** START OF DATA **

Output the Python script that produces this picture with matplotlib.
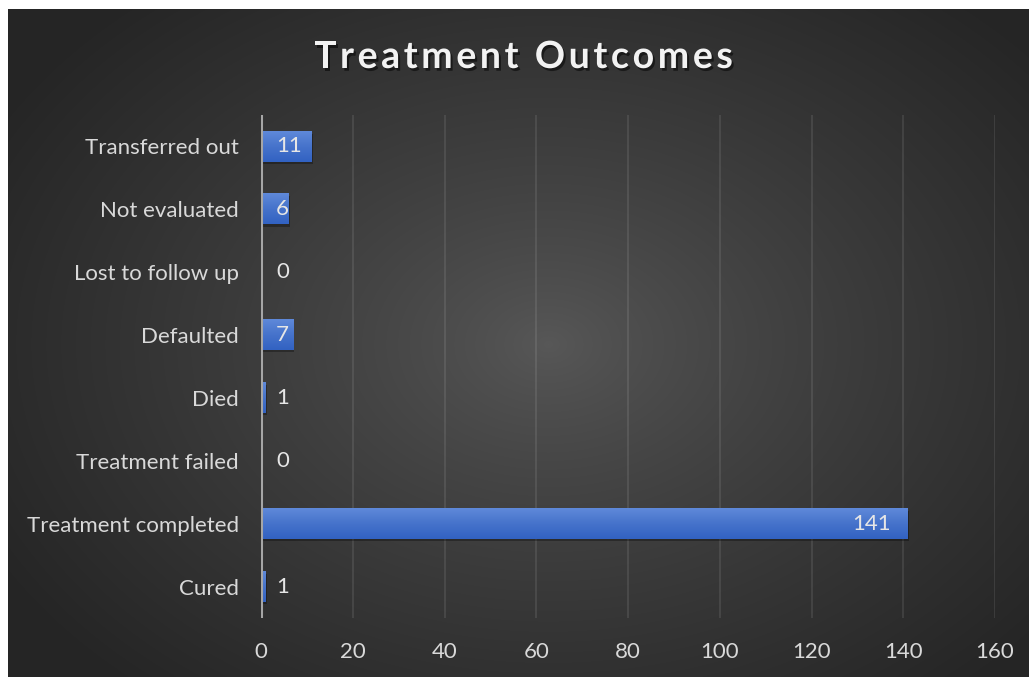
import numpy as np
import matplotlib
matplotlib.use("Agg")
import matplotlib.pyplot as plt
import matplotlib.patheffects as pe
from matplotlib.patches import Rectangle
from matplotlib.colors import LinearSegmentedColormap

categories = ["Cured", "Treatment completed", "Treatment failed", "Died",
              "Defaulted", "Lost to follow up", "Not evaluated", "Transferred out"]
values = [1, 141, 0, 1, 7, 0, 6, 11]
xticks = [0, 20, 40, 60, 80, 100, 120, 140, 160]
title = "Treatment Outcomes"

FONT = "Lato"
FS = 16
W, H = 1029, 677
fig = plt.figure(figsize=(W / 100, H / 100), dpi=100)
fig.patch.set_facecolor("white")

# background (radial gradient)
bg = fig.add_axes([8 / W, 0, (W - 8) / W, (H - 9) / H])
bg.set_axis_off()
bw, bh = W - 8, H - 9
yy, xx = np.mgrid[0:bh, 0:bw]
cx, cy = 540, 335
r = np.sqrt(((xx - cx) / 640.0) ** 2 + ((yy - cy) / 460.0) ** 2)
r = np.clip(r, 0, 1) ** 0.8
inner = np.array([0x58, 0x58, 0x58]) / 255.0
outer = np.array([0x25, 0x25, 0x25]) / 255.0
img = inner[None, None, :] * (1 - r[..., None]) + outer[None, None, :] * r[..., None]
bg.imshow(img, extent=(0, 1, 0, 1), aspect="auto", origin="upper")
bg.set_xlim(0, 1)
bg.set_ylim(0, 1)

# plot area
left, right, top, bottom = 261, 995, 115, 618
ax = fig.add_axes([left / W, 1 - bottom / H, (right - left) / W, (bottom - top) / H])
ax.patch.set_alpha(0)
ax.set_xlim(0, 160)
ax.set_ylim(-0.5, len(categories) - 0.5)

for t in xticks[1:]:
    ax.axvline(t, color="white", alpha=0.09, lw=1.5, zorder=0)

bar_h = 0.48
grad = np.linspace(0, 1, 64).reshape(-1, 1)
cmap = LinearSegmentedColormap.from_list("bar", ["#5f89da", "#4673cb", "#3262c2"])
for i, v in enumerate(values):
    if v <= 0:
        continue
    ax.add_patch(Rectangle((0, i - bar_h / 2 - 0.035), v + 0.3, bar_h, facecolor="black",
                           alpha=0.3, edgecolor="none", zorder=1))
    ax.imshow(grad, extent=(0, v, i - bar_h / 2, i + bar_h / 2), cmap=cmap,
              aspect="auto", origin="upper", zorder=2, interpolation="bilinear")
ax.set_xlim(0, 160)
ax.set_ylim(-0.5, len(categories) - 0.5)

ax.axvline(0, color="#a6a6a6", lw=2.2, zorder=3)

for s in ax.spines.values():
    s.set_visible(False)
ax.set_xticks(xticks)
ax.set_xticklabels([str(t) for t in xticks])
ax.set_yticks(range(len(categories)))
ax.set_yticklabels(categories)
ax.tick_params(axis="both", length=0, colors="#d9d9d9", labelsize=FS)
ax.tick_params(axis="x", pad=17)
ax.tick_params(axis="y", pad=16)
for lab in ax.get_xticklabels() + ax.get_yticklabels():
    lab.set_fontfamily(FONT)

# data labels
fig.canvas.draw()
renderer = fig.canvas.get_renderer()
px_per_unit = (right - left) / 160.0
for i, v in enumerate(values):
    t = ax.text(0, i, str(v), fontsize=FS, family=FONT, color="#e6e6e6",
                va="center", ha="left", zorder=5)
    tw = t.get_window_extent(renderer).width
    min_left = 15
    right_pos = v * px_per_unit - 17 - tw
    xpix = max(min_left, right_pos)
    t.set_x(xpix / px_per_unit)

# title with letter spacing
fsize = 27
target_w = 419
x_center = 523.5
y_title = 57
tmp = fig.text(0, 0, title, fontsize=fsize, family=FONT, weight="bold")
full_w = tmp.get_window_extent(renderer).width
tmp.remove()
n = len(title)
spacing = (target_w - full_w) / (n - 1)
x0 = x_center - target_w / 2
for k, ch in enumerate(title):
    if ch == " ":
        continue
    if k > 0:
        tt = fig.text(0, 0, title[:k], fontsize=fsize, family=FONT, weight="bold")
        pw = tt.get_window_extent(renderer).width
        tt.remove()
    else:
        pw = 0
    xp = x0 + pw + k * spacing
    fig.text(xp / W, 1 - y_title / H, ch, fontsize=fsize, family=FONT, weight="bold",
             color="#f2f2f2", ha="left", va="center",
             path_effects=[pe.SimplePatchShadow(offset=(1.5, -2), shadow_rgbFace="black", alpha=0.5),
                           pe.Normal()])

fig.savefig("out.png", dpi=100, facecolor=fig.get_facecolor())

** END OF DATA **

EXERCISE INSTRUCTIONS:
Restate the data above word for word. Do not include the images.

REPLY:
Output the Python script that produces this picture with matplotlib.
import numpy as np
import matplotlib
matplotlib.use("Agg")
import matplotlib.pyplot as plt
import matplotlib.patheffects as pe
from matplotlib.patches import Rectangle
from matplotlib.colors import LinearSegmentedColormap

categories = ["Cured", "Treatment completed", "Treatment failed", "Died",
              "Defaulted", "Lost to follow up", "Not evaluated", "Transferred out"]
values = [1, 141, 0, 1, 7, 0, 6, 11]
xticks = [0, 20, 40, 60, 80, 100, 120, 140, 160]
title = "Treatment Outcomes"

FONT = "Lato"
FS = 16
W, H = 1029, 677
fig = plt.figure(figsize=(W / 100, H / 100), dpi=100)
fig.patch.set_facecolor("white")

# background (radial gradient)
bg = fig.add_axes([8 / W, 0, (W - 8) / W, (H - 9) / H])
bg.set_axis_off()
bw, bh = W - 8, H - 9
yy, xx = np.mgrid[0:bh, 0:bw]
cx, cy = 540, 335
r = np.sqrt(((xx - cx) / 640.0) ** 2 + ((yy - cy) / 460.0) ** 2)
r = np.clip(r, 0, 1) ** 0.8
inner = np.array([0x58, 0x58, 0x58]) / 255.0
outer = np.array([0x25, 0x25, 0x25]) / 255.0
img = inner[None, None, :] * (1 - r[..., None]) + outer[None, None, :] * r[..., None]
bg.imshow(img, extent=(0, 1, 0, 1), aspect="auto", origin="upper")
bg.set_xlim(0, 1)
bg.set_ylim(0, 1)

# plot area
left, right, top, bottom = 261, 995, 115, 618
ax = fig.add_axes([left / W, 1 - bottom / H, (right - left) / W, (bottom - top) / H])
ax.patch.set_alpha(0)
ax.set_xlim(0, 160)
ax.set_ylim(-0.5, len(categories) - 0.5)

for t in xticks[1:]:
    ax.axvline(t, color="white", alpha=0.09, lw=1.5, zorder=0)

bar_h = 0.48
grad = np.linspace(0, 1, 64).reshape(-1, 1)
cmap = LinearSegmentedColormap.from_list("bar", ["#5f89da", "#4673cb", "#3262c2"])
for i, v in enumerate(values):
    if v <= 0:
        continue
    ax.add_patch(Rectangle((0, i - bar_h / 2 - 0.035), v + 0.3, bar_h, facecolor="black",
                           alpha=0.3, edgecolor="none", zorder=1))
    ax.imshow(grad, extent=(0, v, i - bar_h / 2, i + bar_h / 2), cmap=cmap,
              aspect="auto", origin="upper", zorder=2, interpolation="bilinear")
ax.set_xlim(0, 160)
ax.set_ylim(-0.5, len(categories) - 0.5)

ax.axvline(0, color="#a6a6a6", lw=2.2, zorder=3)

for s in ax.spines.values():
    s.set_visible(False)
ax.set_xticks(xticks)
ax.set_xticklabels([str(t) for t in xticks])
ax.set_yticks(range(len(categories)))
ax.set_yticklabels(categories)
ax.tick_params(axis="both", length=0, colors="#d9d9d9", labelsize=FS)
ax.tick_params(axis="x", pad=17)
ax.tick_params(axis="y", pad=16)
for lab in ax.get_xticklabels() + ax.get_yticklabels():
    lab.set_fontfamily(FONT)

# data labels
fig.canvas.draw()
renderer = fig.canvas.get_renderer()
px_per_unit = (right - left) / 160.0
for i, v in enumerate(values):
    t = ax.text(0, i, str(v), fontsize=FS, family=FONT, color="#e6e6e6",
                va="center", ha="left", zorder=5)
    tw = t.get_window_extent(renderer).width
    min_left = 15
    right_pos = v * px_per_unit - 17 - tw
    xpix = max(min_left, right_pos)
    t.set_x(xpix / px_per_unit)

# title with letter spacing
fsize = 27
target_w = 419
x_center = 523.5
y_title = 57
tmp = fig.text(0, 0, title, fontsize=fsize, family=FONT, weight="bold")
full_w = tmp.get_window_extent(renderer).width
tmp.remove()
n = len(title)
spacing = (target_w - full_w) / (n - 1)
x0 = x_center - target_w / 2
for k, ch in enumerate(title):
    if ch == " ":
        continue
    if k > 0:
        tt = fig.text(0, 0, title[:k], fontsize=fsize, family=FONT, weight="bold")
        pw = tt.get_window_extent(renderer).width
        tt.remove()
    else:
        pw = 0
    xp = x0 + pw + k * spacing
    fig.text(xp / W, 1 - y_title / H, ch, fontsize=fsize, family=FONT, weight="bold",
             color="#f2f2f2", ha="left", va="center",
             path_effects=[pe.SimplePatchShadow(offset=(1.5, -2), shadow_rgbFace="black", alpha=0.5),
                           pe.Normal()])

fig.savefig("out.png", dpi=100, facecolor=fig.get_facecolor())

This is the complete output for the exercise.